Yerel tohum, tarım devriminin başladığı topraklarda
ölüyor
Buğday başta olmak üzere insan beslenmesinde oldukça önemli olan
birçok tahıl ve bakliyatın ana vatanı olarak bilinen Anadolu da 10
bin yılı aşan bir tarımsal üretim kültürü bulunuyor. Avcı
toplayıcılıktan üretim kültürüne geçişin simgesi sayılan tarım
devriminin başlangıcına ev sahipliği yapan Anadolu toprakları,
binlerce yıldır tohumların kuşaktan kuşağa aktarılmasıyla zengin
bir ürün çeşitliliğine sahip oldu. ‘Atalık tohum da denilen yerel
tohumlar, üreticilere dışarıdan herhangi bir desteğe ihtiyaç
duymadan üretim yapabilme olanağı sağlıyordu. Ancak tarih boyunca
kimi zaman kaçırılarak kimi zaman da ticareti yapılarak dünyanın
dört bir yanına götürülen Anadolu nun zengin biyolojik
çeşitliliğini yansıtan yerel tohumlar, 2006 yılına gelindiğinde
çıkartılan bir yasa ile adeta zincire vuruldu.

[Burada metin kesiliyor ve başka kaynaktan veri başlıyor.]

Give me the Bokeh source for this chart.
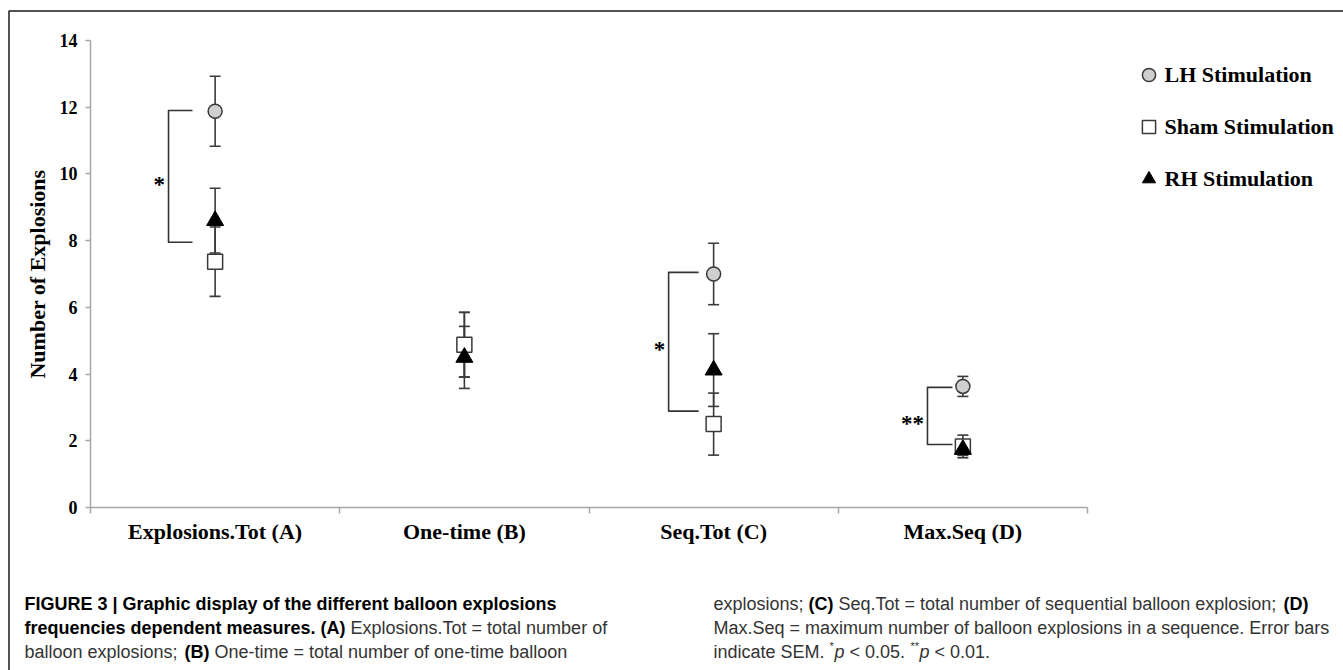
import math
from bokeh.plotting import figure
from bokeh.models import Range1d, FixedTicker, Label, Legend, LegendItem, BoxAnnotation
from bokeh.core.properties import value
from bokeh.embed import file_html
from bokeh.resources import INLINE

# ---------------- data ----------------
categories = ["Explosions.Tot (A)", "One-time (B)", "Seq.Tot (C)", "Max.Seq (D)"]
lh_mean = [11.88, 4.88, 7.00, 3.63]
lh_sem = [1.05, 0.97, 0.92, 0.30]
sham_mean = [7.37, 4.88, 2.50, 1.83]
sham_sem = [1.04, 0.97, 0.93, 0.34]
rh_mean = [8.60, 4.50, 4.12, 1.74]
rh_sem = [0.97, 0.93, 1.09, 0.18]
y_ticks = [0, 2, 4, 6, 8, 10, 12, 14]
series_labels = ["LH Stimulation", "Sham Stimulation", "RH Stimulation"]

bracket_cat = [0, 2, 3]
bracket_top = [11.90, 7.05, 3.60]
bracket_bottom = [7.95, 2.89, 1.89]
bracket_label = ["*", "*", "**"]

# ---------------- layout (page pixels) ----------------
W, H = 1343, 670
F_LEFT, F_RIGHT, F_TOP, F_BOTTOM = 90, 1087, 40, 507   # plot area of the chart
PX = (F_RIGHT - F_LEFT) / 4.0
PY = (F_BOTTOM - F_TOP) / 14.0


def X(px):
    return (px - F_LEFT) / PX - 0.5


def Y(py):
    return (F_BOTTOM - py) / PY


SERIF = "Liberation Serif"
SANS = "Liberation Sans"
EC = "#3a3a3a"
AXC = "#a6a6a6"

p = figure(width=W, height=H, output_backend="svg", toolbar_location=None,
           x_range=Range1d(X(0), X(W)), y_range=Range1d(Y(H), Y(0)),
           min_border=0)
p.title.visible = False
p.outline_line_color = None
p.xgrid.visible = False
p.ygrid.visible = False
p.background_fill_color = "white"
p.border_fill_color = "white"

# y axis (real bokeh axis, fixed at the left edge of the data area)
ya = p.yaxis[0]
ya.fixed_location = -0.5
ya.bounds = (0, 14)
ya.ticker = FixedTicker(ticks=y_ticks)
ya.axis_line_color = AXC
ya.axis_line_width = 1.5
ya.major_tick_line_color = AXC
ya.major_tick_line_width = 1.5
ya.major_tick_out = 5
ya.major_tick_in = 0
ya.minor_tick_line_color = None
ya.major_label_text_font = SERIF
ya.major_label_text_font_style = "bold"
ya.major_label_text_font_size = "18px"
ya.major_label_text_color = "black"
ya.major_label_standoff = 8

# x axis
xa = p.xaxis[0]
cat_pos = list(range(len(categories)))
xa.fixed_location = 0
xa.bounds = (-0.5, len(categories) - 0.5)
xa.ticker = FixedTicker(ticks=cat_pos, minor_ticks=[i - 0.5 for i in range(len(categories) + 1)])
xa.major_label_overrides = {i: c for i, c in zip(cat_pos, categories)}
xa.axis_line_color = AXC
xa.axis_line_width = 1.5
xa.major_tick_line_color = None
xa.major_tick_out = 0
xa.major_tick_in = 0
xa.minor_tick_line_color = AXC
xa.minor_tick_line_width = 1.5
xa.minor_tick_out = 6
xa.minor_tick_in = 0
xa.major_label_text_font = SERIF
xa.major_label_text_font_style = "bold"
xa.major_label_text_font_size = "22px"
xa.major_label_text_color = "black"
xa.major_label_standoff = 5

# y axis title
p.add_layout(Label(x=X(37), y=7.0, text="Number of Explosions", angle=math.pi / 2,
                   text_font=SERIF, text_font_style="bold", text_font_size="22px",
                   text_color="black", text_align="center", text_baseline="middle"))

# error bars
for mean, sem in ((lh_mean, lh_sem), (sham_mean, sham_sem), (rh_mean, rh_sem)):
    lo = [m - s for m, s in zip(mean, sem)]
    hi = [m + s for m, s in zip(mean, sem)]
    p.segment(x0=cat_pos, y0=lo, x1=cat_pos, y1=hi, line_color=EC, line_width=1.6)
    p.scatter(x=cat_pos + cat_pos, y=lo + hi, marker="dash", size=11,
              line_color=EC, line_width=1.6)

lh_r = p.scatter(x=cat_pos, y=lh_mean, marker="circle", size=14,
                 fill_color="#cfcfcf", line_color=EC, line_width=1.5)
sham_r = p.scatter(x=cat_pos, y=sham_mean, marker="square", size=15,
                   fill_color="white", line_color=EC, line_width=1.5)
rh_r = p.scatter(x=cat_pos, y=rh_mean, marker="triangle", size=17,
                 fill_color="black", line_color="black", line_width=1)

# significance brackets
vert_dx = [-46.6, -45.0, -35.4]
arm_dx = [-22.6, -15.0, -10.4]
bx, by, sx, sy = [], [], [], []
for c, t, b, vd, ad in zip(bracket_cat, bracket_top, bracket_bottom, vert_dx, arm_dx):
    xv = c + vd / PX
    xe = c + ad / PX
    bx.append([xe, xv, xv, xe])
    by.append([t, t, b, b])
    sx.append(xv - 3.5 / PX)
    sy.append((t + b) / 2.0)
p.multi_line(xs=bx, ys=by, line_color="#333333", line_width=1.6, line_join="round")
p.text(x=sx, y=sy, text=bracket_label, text_align="right", text_baseline="alphabetic",
       y_offset=8, text_font=value(SERIF), text_font_style="bold",
       text_font_size="23px", text_color="black")

# legend
legend = Legend(items=[LegendItem(label=series_labels[0], renderers=[lh_r]),
                       LegendItem(label=series_labels[1], renderers=[sham_r]),
                       LegendItem(label=series_labels[2], renderers=[rh_r])],
                location=(1131.5, H - 195.0),
                glyph_width=33, glyph_height=33, label_standoff=0, spacing=19,
                padding=0, margin=0, border_line_color=None, background_fill_alpha=0,
                label_text_font=SERIF, label_text_font_style="bold",
                label_text_font_size="22px", label_text_color="black",
                label_text_baseline="middle")
p.add_layout(legend)

# page frame lines (top and left)
p.add_layout(BoxAnnotation(left=X(8.5), right=X(1600), top=Y(10.5), bottom=Y(900),
                           fill_alpha=0, line_color="#1a1a1a", line_alpha=1.0,
                           line_width=1.5))

# caption
LINE_Y = [603, 627, 651]
BK, RG = "black", "#333333"
runs = [
    (24, 0, "FIGURE 3 | Graphic display of the different balloon explosions", "bold", BK, "18px"),
    (24, 1, "frequencies dependent measures. (A)", "bold", BK, "18px"),
    (350, 1, "Explosions.Tot = total number of", "normal", RG, "18px"),
    (24, 2, "balloon explosions;", "normal", RG, "18px"),
    (184, 2, "(B)", "bold", BK, "18px"),
    (214, 2, "One-time = total number of one-time balloon", "normal", RG, "18px"),
    (713, 0, "explosions;", "normal", RG, "18px"),
    (808, 0, "(C)", "bold", BK, "18px"),
    (838, 0, "Seq.Tot = total number of sequential balloon explosion;", "normal", RG, "18px"),
    (1283, 0, "(D)", "bold", BK, "18px"),
    (713, 1, "Max.Seq = maximum number of balloon explosions in a sequence. Error bars", "normal", RG, "18px"),
    (713, 2, "indicate SEM.", "normal", RG, "18px"),
    (829, 2, "*", "normal", RG, "11px"),
    (834, 2, "p", "italic", RG, "18px"),
    (849, 2, "< 0.05.", "normal", RG, "18px"),
    (910, 2, "**", "normal", RG, "11px"),
    (919, 2, "p", "italic", RG, "18px"),
    (934, 2, "< 0.01.", "normal", RG, "18px"),
]
for px, li, txt, style, col, size in runs:
    yy = LINE_Y[li] - (6 if txt.startswith("*") else 0)
    p.add_layout(Label(x=X(px), y=Y(yy), text=txt, text_font=SANS, text_font_style=style,
                       text_font_size=size, text_color=col, text_align="left",
                       text_baseline="middle"))

open("out.html", "w").write(file_html(p, INLINE))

Yerli tohumları alanı, satanı yasakladılar ve tarımsal desteği kesecekleri ve hapisle tehdit ettiler
AB Uyum Yasaları '' kapsamında tartışmalı görüşmelerin ardından 31 Ekim 2004 tarihinde TBMM de kabul edilen, 8 Kasım 2006 tarihinde ise Resmi Gazete de yayımlanarak yürürlüğe giren ‘5553 sayılı Tohumculuk Kanunu , ‘sertifikalı olmayan yerel tohumların satışına yasaklama getirirken, tohum piyasasını ise küresel tohum tekelleri ile onların denetimindeki yerli temsilcilerin kontrollerine bıraktı.

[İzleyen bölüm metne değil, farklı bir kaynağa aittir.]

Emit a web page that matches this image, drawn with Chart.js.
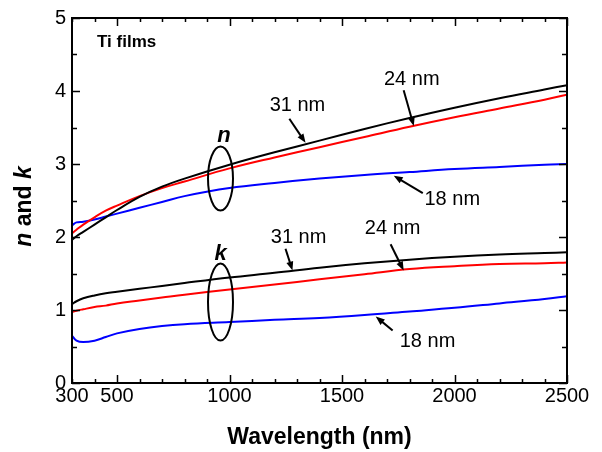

Yerel tohumlar doğal koşullarda ve etkileşime açık olarak yetiştiği için standardizasyon sorunu yarattığı öne sürülerek bunun yerine hibrit, yani ‘kısır olan ve ekildiğinde elde edilen üründen tohumluk alınamayan sertifikalı tohumlar üreticilere dayatıldı. ‘Daha çok ürün ve ‘daha bol kazanç vaadiyle büyük beklenti içine sokulan milyonlarca üretici, çok geçmeden küresel tohum tekellerinin kıskacı altına alındı ve bir zamanlar ekstra girdi maliyeti olmayan tohum, tarımsal üretimin en önemli girdi kalemlerinden biri haline geldi. Ürün yetiştirmek için her yıl sertifikalı tohum satın almak zorunda kalan üreticilerin bir kısmı ise bu çarkın dışına çıkabilmek ve Tohum Kanunu ile üretimin dışına itilen atalık tohumlarını yaşatabilmek için Ege ve Akdeniz bölgeleri başta olmak üzere bir çok kentte ‘tohum takası etkinlikleri yapmaya başladı. Böylece ticari olarak satışına yasaklama getirilen ve yaptırım olarak para hapis cezalarını içeren 5553 sayılı Tohum Kanunu nun mağdur ettiği üreticiler, binlerce yıllık tarım kültürünü yasalara karşı koruma çabası içine girdi.
İki yıl önce hükümet sözcüsünün verdiği kara haber şöyle!
22 Kasım 2016 tarihinde gerçekleşen Bakanlar Kurulu toplantısının
ardından bir açıklama yapan dönemin hükümet sözcüsü Numan
Kurtulmuş, ‘Milli Tarım Projesi kapsamında hükümetin aldığı kararı
kamuoyuna duyurdu. Buna göre 2018 yılından itibaren tüm tohumların
sertifikalı hale gelmesi planlanıyordu. Kurtulmuş, 2018 tarihinden
itibaren sertifikasız, yani ‘hibrit olmayan tohumlara destek
verilmeyeceğini de açıklamıştı. Bu açıklama, besin değeri yüksek ve
sağlık açısından son derece önemli olan yerel tohumlarla yapılan
tarımsal üretim için adeta idam fermanı anlamına geliyordu. Bir
zamanlar hibrit tohum kullanmadığı halde tarımda kendi kendine
yetebilen dünyadaki birkaç ülkeden biri olan Türkiye deki üretim
çeşitliliğinin sonu gelecek, fasulyeden patlıcana, domatesten
bibere bir çok yerel lezzete kaynaklık eden ürünler yok olma
tehlikesiyle karşı karşıya kalacaktı.
Milletin efendisi köylüyü bu duruma getirenler utansın.